Today, Ortega implements his knowledge on a daily basis. What he’s learned has made him a more effective manager, he says, because he can “understand where people are at and … motivate people to change for the better.”
Ortega’s role as station manager is multifaceted. He is responsible for managing vendor relationships, customer satisfaction, staffing and budgets, among other things. It’s a position that speaks to his love of teamwork.
“Sometimes you have to be a therapist here, and sometimes you have to be a coach, and sometimes you have to be a referee,” he says with a smile.
Ortega seems to do it well: His team is currently leading the region for customer satisfaction. “I take that as a compliment to myself and my team because I’ve tried to build a foundation here where the team trusts me to give them support and make the changes we need to improve customer satisfaction.”
When Ortega isn’t at the airport or with his family, you might find him working within the community: He partnered with his local Boys & Girls Club for four years, and he’s joined outreach programs through Delta Air Lines to support educational initiatives in Mexico. Beyond that, who knows? You might even find him in the classroom again at some point.
“My short-term goal was to become a station manager,” he says, “and I’m there now. My next goal is to continue growing and learning, and I think getting my master’s will allow me to get to that next level. I want to become VP of Delta Air Lines at one point. That’s something that I really want to strive to get to, and I think having that educational background, that’s something that’s going to help me get there.”

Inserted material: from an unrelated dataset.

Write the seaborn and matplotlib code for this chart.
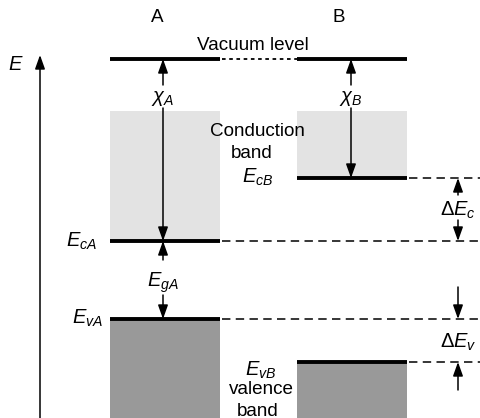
import matplotlib
matplotlib.use("Agg")
import matplotlib.pyplot as plt
import seaborn as sns

# Energy levels (arbitrary units, up = higher energy)
materials = ["A", "B"]
vacuum_level = [359, 359]
cond_band_top = [307, 307]
cond_edge = [177, 240]
val_edge = [99, 56]
col_left = [110, 297]
col_right = [220, 407]

sns.set_theme(style="white")
plt.rcParams["font.family"] = ["Liberation Sans", "DejaVu Sans"]
plt.rcParams["text.color"] = "black"
plt.rcParams["mathtext.fontset"] = "custom"
plt.rcParams["mathtext.rm"] = "Liberation Sans"
plt.rcParams["mathtext.it"] = "Liberation Sans:italic"

fig = plt.figure(figsize=(4.8, 4.18), dpi=100)
ax = fig.add_axes([0, 0, 1, 1])
ax.set_xlim(0, 480)
ax.set_ylim(0, 418)
ax.axis("off")

fs = 13.6   # plain text
fm = 14.5   # symbols
light, dark = "#e3e3e3", "#999999"


def arrow(x, y0, y1):
    ax.annotate("", xy=(x, y1), xytext=(x, y0),
                arrowprops=dict(arrowstyle="-|>,head_length=0.7,head_width=0.25",
                                color="black", lw=1.1, shrinkA=0, shrinkB=0))


def label(x, y, s, size=fs):
    ax.text(x, y, s, ha="center", va="center", fontsize=size, color="black")


for i, m in enumerate(materials):
    l, r = col_left[i], col_right[i]
    ax.fill_between([l, r], cond_edge[i], cond_band_top[i], color=light, lw=0)
    ax.fill_between([l, r], 0, val_edge[i], color=dark, lw=0)
    for e in (vacuum_level[i], cond_edge[i], val_edge[i]):
        ax.plot([l, r], [e, e], color="black", lw=2.8, solid_capstyle="butt")
label(157, 401, materials[0])
label(339, 401, materials[1])

# vacuum dotted connection
ax.plot([col_right[0] + 2, col_left[1]], [vacuum_level[0]] * 2, color="black",
        lw=1.3, ls=(0, (2, 2)))
# dashed extensions
dash = (0, (5.5, 3.5))
for i in range(2):
    x0 = col_right[i] + 2
    ax.plot([x0, 480], [cond_edge[i]] * 2, color="black", lw=1.1, ls=dash)
    ax.plot([x0, 480], [val_edge[i]] * 2, color="black", lw=1.1, ls=dash)

# energy axis
arrow(40, 0, 363)
label(16, 353, "$E$", fm)

# electron affinities
xa, xb = 163, 351
arrow(xa, 333, vacuum_level[0])
arrow(xa, 310, cond_edge[0])
label(xa, 320, r"$\chi_A$", fm)
arrow(xb, 333, vacuum_level[1])
arrow(xb, 310, cond_edge[1])
label(xb, 320, r"$\chi_B$", fm)

# band gap of A
arrow(xa, 158, cond_edge[0])
arrow(xa, 123, val_edge[0])
label(xa, 135, r"$E_{gA}$", fm)

# offsets
xo = 458
arrow(xo, 223, cond_edge[1])
arrow(xo, 198, cond_edge[0])
label(xo, 208, r"$\Delta E_c$", fm)
arrow(xo, 131, val_edge[0])
arrow(xo, 28, val_edge[1])
label(xo, 76, r"$\Delta E_v$", fm)

# band labels
label(253, 373, "Vacuum level")
label(257, 286, "Conduction")
label(252, 265, "band")
label(258, 241, r"$E_{cB}$", fm)
label(82, 177, r"$E_{cA}$", fm)
label(88, 100, r"$E_{vA}$", fm)
label(261, 48, r"$E_{vB}$", fm)
label(261, 28, "valence")
label(258, 7, "band")

fig.savefig("out.png", dpi=100)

It’s a message he shares with anyone who will listen, from his brother who never completed his degree to his nieces and nephews, friends and mentees. “People have their limitations,” Ortega points out. “They see the world from one perspective, but once you get out into the real world, there’s more to it.”
Expanding that perspective is worth the effort, in Ortega’s view. It not only makes for a more enlightened individual, but it makes the whole team — whether at work or in the world at large — stronger.
“I’m not going to say it was easy,” Ortega says, “because it wasn’t always easy. But I’m glad there’s a different platform for people who have a busy work-home life to have an opportunity to pursue a higher education. I think it’s a key necessity in order for us to get better as a society.”